### Data shown
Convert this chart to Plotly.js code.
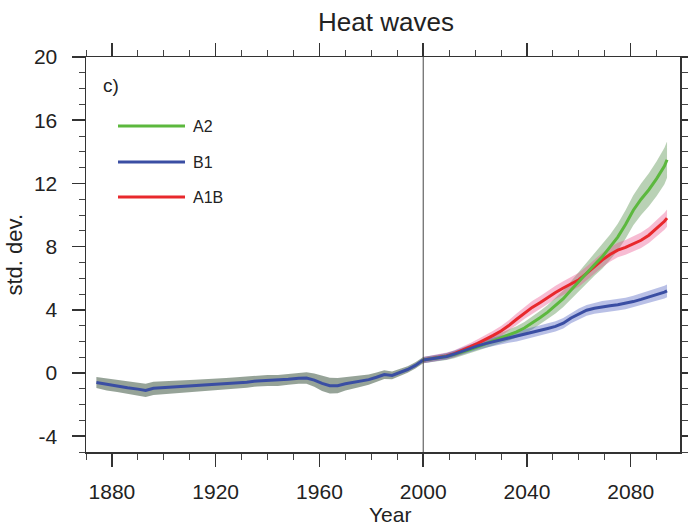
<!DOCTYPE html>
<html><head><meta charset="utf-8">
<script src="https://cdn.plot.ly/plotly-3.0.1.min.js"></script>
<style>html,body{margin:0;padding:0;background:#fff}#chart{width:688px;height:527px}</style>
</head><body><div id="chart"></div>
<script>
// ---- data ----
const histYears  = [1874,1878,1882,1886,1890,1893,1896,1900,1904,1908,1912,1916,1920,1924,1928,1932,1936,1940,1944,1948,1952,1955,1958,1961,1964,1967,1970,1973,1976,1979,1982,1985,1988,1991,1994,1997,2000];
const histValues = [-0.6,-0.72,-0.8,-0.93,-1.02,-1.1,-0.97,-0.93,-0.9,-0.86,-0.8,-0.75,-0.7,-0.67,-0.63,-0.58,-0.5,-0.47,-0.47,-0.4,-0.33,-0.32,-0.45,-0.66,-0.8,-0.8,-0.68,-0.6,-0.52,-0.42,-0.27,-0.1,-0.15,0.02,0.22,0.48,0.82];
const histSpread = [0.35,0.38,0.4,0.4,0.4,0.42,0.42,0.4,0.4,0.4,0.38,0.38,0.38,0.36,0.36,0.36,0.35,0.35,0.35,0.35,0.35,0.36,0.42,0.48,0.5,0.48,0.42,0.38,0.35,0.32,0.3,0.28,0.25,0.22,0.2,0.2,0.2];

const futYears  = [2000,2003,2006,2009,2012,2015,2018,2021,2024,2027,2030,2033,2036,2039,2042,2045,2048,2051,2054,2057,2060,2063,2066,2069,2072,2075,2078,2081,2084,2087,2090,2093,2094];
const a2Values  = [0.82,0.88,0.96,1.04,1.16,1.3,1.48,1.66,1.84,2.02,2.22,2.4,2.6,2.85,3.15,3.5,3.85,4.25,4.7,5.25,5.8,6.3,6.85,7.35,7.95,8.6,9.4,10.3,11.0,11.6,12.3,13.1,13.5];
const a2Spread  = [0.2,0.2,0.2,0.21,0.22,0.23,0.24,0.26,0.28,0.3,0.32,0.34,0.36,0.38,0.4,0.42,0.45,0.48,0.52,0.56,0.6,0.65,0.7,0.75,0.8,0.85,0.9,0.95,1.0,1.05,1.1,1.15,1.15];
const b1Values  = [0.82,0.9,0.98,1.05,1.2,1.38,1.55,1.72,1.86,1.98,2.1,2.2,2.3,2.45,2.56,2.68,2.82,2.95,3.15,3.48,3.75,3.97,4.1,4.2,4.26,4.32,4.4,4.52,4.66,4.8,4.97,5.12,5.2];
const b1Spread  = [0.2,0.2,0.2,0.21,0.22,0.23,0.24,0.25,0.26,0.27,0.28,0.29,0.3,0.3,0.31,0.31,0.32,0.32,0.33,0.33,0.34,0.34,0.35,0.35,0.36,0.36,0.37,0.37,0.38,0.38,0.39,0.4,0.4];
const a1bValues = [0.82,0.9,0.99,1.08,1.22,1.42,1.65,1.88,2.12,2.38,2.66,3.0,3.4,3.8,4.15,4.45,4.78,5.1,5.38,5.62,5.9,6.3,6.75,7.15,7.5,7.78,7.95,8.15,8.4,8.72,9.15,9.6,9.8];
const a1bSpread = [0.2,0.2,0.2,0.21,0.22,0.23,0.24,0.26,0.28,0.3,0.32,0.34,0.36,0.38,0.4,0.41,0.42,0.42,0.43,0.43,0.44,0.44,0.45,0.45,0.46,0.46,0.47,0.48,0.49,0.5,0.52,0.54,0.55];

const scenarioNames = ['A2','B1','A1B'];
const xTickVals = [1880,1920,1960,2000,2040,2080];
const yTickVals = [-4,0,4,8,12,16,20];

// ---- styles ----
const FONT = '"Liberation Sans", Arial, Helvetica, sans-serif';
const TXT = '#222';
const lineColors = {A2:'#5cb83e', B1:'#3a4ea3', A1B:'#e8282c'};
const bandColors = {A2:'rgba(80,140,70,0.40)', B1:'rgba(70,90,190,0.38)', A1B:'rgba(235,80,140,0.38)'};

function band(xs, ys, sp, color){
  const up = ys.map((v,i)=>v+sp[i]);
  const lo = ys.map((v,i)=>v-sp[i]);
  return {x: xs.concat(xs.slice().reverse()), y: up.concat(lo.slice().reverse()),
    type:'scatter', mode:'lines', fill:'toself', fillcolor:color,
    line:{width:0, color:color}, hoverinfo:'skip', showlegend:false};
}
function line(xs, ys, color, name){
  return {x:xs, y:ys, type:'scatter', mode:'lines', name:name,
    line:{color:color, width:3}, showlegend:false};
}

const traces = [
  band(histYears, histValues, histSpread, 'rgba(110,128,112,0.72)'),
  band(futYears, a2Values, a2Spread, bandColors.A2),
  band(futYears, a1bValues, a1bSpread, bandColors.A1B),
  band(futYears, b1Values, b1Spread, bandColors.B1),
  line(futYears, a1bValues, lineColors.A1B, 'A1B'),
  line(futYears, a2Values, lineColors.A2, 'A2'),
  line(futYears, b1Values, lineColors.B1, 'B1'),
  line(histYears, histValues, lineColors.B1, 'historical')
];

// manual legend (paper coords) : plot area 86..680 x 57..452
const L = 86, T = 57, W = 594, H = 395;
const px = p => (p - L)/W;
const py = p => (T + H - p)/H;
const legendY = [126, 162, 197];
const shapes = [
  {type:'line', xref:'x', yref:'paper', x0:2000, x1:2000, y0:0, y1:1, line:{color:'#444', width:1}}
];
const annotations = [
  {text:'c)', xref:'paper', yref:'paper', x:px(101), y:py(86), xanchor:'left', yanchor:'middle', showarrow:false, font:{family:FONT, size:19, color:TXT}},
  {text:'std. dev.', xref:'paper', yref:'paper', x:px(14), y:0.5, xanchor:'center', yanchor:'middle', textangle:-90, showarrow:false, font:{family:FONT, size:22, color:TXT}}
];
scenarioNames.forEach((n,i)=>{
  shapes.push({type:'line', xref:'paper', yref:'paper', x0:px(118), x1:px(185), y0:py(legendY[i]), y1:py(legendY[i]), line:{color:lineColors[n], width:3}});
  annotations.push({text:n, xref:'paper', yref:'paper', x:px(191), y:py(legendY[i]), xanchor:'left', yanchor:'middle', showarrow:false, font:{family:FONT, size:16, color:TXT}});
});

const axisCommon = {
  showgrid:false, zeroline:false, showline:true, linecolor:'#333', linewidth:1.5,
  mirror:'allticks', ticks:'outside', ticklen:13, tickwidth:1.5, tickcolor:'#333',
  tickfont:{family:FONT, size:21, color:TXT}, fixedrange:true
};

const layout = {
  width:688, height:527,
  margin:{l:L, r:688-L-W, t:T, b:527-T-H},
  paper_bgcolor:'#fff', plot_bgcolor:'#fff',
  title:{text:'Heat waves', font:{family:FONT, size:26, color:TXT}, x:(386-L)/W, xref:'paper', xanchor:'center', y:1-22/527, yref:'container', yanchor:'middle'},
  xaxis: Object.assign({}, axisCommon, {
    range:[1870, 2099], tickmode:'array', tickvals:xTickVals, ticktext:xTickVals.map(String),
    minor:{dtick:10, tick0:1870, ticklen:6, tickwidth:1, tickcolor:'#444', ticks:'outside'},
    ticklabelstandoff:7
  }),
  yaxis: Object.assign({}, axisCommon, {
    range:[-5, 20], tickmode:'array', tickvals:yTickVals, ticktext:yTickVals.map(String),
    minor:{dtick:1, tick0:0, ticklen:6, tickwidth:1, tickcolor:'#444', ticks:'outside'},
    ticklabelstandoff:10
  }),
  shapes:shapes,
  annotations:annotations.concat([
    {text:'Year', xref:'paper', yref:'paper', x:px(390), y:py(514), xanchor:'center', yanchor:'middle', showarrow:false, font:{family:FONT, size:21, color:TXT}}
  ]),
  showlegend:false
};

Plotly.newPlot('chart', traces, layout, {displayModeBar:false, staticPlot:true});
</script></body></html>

### What to work on
Extract each line from the listing that holds the word "chart".

### Task solution
Convert this chart to Plotly.js code.
<style>html,body{margin:0;padding:0;background:#fff}#chart{width:688px;height:527px}</style>
</head><body><div id="chart"></div>
Plotly.newPlot('chart', traces, layout, {displayModeBar:false, staticPlot:true});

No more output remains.